- **Task instructions**
Leave out all pictures and return, exactly as written, the lines from the line containing "Generate a Python" to the line containing "W, H = 327, 313", both ends kept.

- **Listing**

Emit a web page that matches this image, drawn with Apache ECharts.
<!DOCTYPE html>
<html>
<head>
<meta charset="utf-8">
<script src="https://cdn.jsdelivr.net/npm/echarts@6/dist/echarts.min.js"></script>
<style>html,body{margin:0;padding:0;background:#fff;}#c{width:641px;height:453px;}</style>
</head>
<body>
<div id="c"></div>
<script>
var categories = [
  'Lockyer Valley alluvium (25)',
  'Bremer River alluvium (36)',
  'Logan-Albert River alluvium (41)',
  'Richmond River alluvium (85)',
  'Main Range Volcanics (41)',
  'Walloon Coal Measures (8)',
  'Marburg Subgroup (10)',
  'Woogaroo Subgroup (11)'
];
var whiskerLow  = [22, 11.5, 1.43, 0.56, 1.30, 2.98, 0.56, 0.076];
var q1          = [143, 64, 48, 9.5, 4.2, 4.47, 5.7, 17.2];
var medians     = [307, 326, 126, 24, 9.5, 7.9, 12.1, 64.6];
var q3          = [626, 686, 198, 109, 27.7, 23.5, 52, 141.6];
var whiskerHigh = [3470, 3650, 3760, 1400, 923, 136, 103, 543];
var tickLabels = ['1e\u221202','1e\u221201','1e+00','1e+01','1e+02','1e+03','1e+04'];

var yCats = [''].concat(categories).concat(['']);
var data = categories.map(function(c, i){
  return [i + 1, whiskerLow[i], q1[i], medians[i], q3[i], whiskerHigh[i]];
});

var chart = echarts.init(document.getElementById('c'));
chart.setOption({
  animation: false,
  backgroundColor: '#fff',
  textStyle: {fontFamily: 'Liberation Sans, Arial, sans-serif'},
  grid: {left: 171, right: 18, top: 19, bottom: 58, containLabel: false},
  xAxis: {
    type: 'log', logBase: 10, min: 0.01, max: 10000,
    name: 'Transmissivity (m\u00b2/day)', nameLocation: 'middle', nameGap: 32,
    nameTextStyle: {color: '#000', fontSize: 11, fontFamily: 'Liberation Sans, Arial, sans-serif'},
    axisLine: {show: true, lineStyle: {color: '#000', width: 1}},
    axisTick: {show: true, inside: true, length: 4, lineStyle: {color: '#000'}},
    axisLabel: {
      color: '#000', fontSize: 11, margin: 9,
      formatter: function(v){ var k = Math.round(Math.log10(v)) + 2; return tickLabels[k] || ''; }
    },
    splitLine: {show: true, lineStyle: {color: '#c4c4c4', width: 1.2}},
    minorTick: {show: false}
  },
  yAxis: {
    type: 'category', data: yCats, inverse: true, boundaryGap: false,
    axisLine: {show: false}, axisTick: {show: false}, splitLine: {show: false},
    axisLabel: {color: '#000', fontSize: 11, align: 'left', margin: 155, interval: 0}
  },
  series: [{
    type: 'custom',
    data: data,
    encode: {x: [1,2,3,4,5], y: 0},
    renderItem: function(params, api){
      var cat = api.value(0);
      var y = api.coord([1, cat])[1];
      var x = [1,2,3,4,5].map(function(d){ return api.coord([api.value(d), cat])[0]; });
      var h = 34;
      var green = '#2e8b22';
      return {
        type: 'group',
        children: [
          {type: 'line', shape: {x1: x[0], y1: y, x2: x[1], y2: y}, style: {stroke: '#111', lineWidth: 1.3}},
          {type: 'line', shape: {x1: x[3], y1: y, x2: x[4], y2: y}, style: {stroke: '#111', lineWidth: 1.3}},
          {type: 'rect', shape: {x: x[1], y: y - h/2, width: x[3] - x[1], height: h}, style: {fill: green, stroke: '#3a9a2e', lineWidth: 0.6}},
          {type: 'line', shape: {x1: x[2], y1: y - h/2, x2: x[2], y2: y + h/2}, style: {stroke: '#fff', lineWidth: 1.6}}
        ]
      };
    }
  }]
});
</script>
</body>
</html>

...

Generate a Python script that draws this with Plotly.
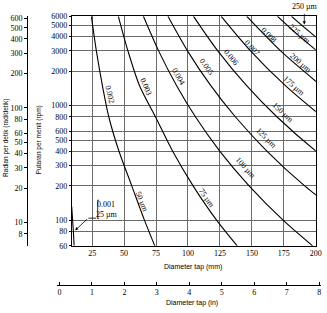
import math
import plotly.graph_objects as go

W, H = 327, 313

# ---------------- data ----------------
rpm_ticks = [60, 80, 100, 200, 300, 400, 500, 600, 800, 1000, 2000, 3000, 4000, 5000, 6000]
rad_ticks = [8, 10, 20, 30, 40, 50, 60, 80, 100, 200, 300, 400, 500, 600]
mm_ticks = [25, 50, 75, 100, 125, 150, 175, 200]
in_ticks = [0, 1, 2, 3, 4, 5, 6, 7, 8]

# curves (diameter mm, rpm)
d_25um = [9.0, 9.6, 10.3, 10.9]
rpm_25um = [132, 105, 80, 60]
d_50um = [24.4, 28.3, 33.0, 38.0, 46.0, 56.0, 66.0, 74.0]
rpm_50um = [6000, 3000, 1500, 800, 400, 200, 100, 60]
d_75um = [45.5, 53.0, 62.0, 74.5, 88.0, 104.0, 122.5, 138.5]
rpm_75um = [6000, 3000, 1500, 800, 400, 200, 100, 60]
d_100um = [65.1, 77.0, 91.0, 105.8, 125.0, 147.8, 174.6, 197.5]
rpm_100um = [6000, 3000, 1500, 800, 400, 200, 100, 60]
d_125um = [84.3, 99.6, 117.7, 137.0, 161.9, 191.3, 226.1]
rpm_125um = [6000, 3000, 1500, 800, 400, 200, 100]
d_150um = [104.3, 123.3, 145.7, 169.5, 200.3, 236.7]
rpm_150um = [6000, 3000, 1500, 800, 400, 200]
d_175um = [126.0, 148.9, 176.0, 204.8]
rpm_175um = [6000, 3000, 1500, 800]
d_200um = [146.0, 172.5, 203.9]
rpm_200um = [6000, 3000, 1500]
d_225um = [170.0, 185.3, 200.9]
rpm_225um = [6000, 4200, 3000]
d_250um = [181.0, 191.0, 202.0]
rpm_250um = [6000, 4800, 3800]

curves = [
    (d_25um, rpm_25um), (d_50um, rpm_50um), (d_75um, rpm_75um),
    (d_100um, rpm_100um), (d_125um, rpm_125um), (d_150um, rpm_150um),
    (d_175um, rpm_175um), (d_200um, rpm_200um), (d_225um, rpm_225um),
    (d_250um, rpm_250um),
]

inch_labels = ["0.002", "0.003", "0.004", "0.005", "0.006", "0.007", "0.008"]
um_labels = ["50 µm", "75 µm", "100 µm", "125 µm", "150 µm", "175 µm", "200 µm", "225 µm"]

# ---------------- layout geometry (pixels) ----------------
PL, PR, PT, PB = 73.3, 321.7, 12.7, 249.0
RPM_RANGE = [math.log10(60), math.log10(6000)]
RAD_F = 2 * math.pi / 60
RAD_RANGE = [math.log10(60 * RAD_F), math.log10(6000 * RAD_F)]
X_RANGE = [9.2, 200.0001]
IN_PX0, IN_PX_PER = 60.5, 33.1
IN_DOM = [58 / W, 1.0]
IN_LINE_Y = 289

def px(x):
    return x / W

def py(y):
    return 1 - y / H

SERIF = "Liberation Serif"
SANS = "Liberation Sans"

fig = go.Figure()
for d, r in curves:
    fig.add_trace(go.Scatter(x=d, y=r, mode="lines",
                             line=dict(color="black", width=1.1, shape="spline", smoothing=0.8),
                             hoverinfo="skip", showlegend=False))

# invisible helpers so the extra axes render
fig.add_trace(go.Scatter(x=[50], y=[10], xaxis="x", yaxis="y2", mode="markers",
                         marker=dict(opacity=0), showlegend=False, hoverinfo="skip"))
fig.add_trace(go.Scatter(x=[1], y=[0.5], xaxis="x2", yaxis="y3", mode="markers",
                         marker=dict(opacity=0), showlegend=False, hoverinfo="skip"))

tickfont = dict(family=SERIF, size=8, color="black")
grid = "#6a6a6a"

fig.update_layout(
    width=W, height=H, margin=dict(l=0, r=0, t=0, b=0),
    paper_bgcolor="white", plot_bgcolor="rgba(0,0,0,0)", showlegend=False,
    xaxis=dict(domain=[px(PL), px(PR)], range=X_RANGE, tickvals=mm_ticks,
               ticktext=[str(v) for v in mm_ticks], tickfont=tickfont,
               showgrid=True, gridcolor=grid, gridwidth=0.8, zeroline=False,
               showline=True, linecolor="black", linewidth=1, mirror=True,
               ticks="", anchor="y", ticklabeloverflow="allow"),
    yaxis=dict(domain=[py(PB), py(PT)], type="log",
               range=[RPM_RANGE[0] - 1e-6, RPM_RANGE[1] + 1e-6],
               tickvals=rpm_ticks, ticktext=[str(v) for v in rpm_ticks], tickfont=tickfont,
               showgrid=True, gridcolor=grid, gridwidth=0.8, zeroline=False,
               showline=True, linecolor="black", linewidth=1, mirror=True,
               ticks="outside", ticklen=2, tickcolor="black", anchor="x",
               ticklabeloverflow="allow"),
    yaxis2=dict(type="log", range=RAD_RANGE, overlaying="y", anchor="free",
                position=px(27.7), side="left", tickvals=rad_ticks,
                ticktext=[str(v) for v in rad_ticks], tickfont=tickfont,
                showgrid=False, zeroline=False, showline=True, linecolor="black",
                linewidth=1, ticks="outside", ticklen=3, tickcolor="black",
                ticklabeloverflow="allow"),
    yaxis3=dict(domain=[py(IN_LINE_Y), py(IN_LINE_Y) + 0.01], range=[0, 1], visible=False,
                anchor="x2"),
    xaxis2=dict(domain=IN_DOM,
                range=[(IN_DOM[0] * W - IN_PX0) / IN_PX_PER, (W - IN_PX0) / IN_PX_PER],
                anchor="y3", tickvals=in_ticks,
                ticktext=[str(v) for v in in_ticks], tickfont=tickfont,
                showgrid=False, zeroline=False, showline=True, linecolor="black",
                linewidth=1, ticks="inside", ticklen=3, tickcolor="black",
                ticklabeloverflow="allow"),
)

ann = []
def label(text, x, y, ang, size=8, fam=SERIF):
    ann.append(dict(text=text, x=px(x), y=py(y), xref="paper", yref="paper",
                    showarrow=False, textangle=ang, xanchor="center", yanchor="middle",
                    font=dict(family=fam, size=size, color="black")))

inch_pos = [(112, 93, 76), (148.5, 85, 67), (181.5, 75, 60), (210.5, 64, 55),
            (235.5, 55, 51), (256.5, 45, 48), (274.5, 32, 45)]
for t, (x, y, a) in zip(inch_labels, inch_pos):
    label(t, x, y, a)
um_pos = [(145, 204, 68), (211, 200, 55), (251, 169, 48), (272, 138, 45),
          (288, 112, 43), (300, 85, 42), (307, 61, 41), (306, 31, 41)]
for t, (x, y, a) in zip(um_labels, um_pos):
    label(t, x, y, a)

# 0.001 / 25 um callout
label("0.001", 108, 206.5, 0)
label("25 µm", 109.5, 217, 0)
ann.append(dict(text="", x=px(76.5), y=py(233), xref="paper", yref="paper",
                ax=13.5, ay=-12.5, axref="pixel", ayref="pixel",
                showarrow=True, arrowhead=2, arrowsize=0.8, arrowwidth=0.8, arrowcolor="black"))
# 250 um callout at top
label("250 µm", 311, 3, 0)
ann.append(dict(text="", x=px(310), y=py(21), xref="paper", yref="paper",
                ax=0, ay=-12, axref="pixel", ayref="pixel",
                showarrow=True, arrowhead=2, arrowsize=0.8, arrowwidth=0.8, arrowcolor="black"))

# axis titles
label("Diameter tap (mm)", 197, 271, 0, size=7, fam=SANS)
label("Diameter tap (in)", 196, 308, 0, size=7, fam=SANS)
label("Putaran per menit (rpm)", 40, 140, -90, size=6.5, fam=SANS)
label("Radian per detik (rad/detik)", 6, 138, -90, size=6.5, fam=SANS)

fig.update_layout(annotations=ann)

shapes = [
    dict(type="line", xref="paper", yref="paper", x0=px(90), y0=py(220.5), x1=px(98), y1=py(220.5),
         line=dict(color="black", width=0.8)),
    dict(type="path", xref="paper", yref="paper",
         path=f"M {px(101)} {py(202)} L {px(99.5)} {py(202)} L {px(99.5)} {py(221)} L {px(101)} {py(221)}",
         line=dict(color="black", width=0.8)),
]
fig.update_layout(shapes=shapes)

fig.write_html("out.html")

- **Exercise result**
Generate a Python script that draws this with Plotly.
import math
import plotly.graph_objects as go

W, H = 327, 313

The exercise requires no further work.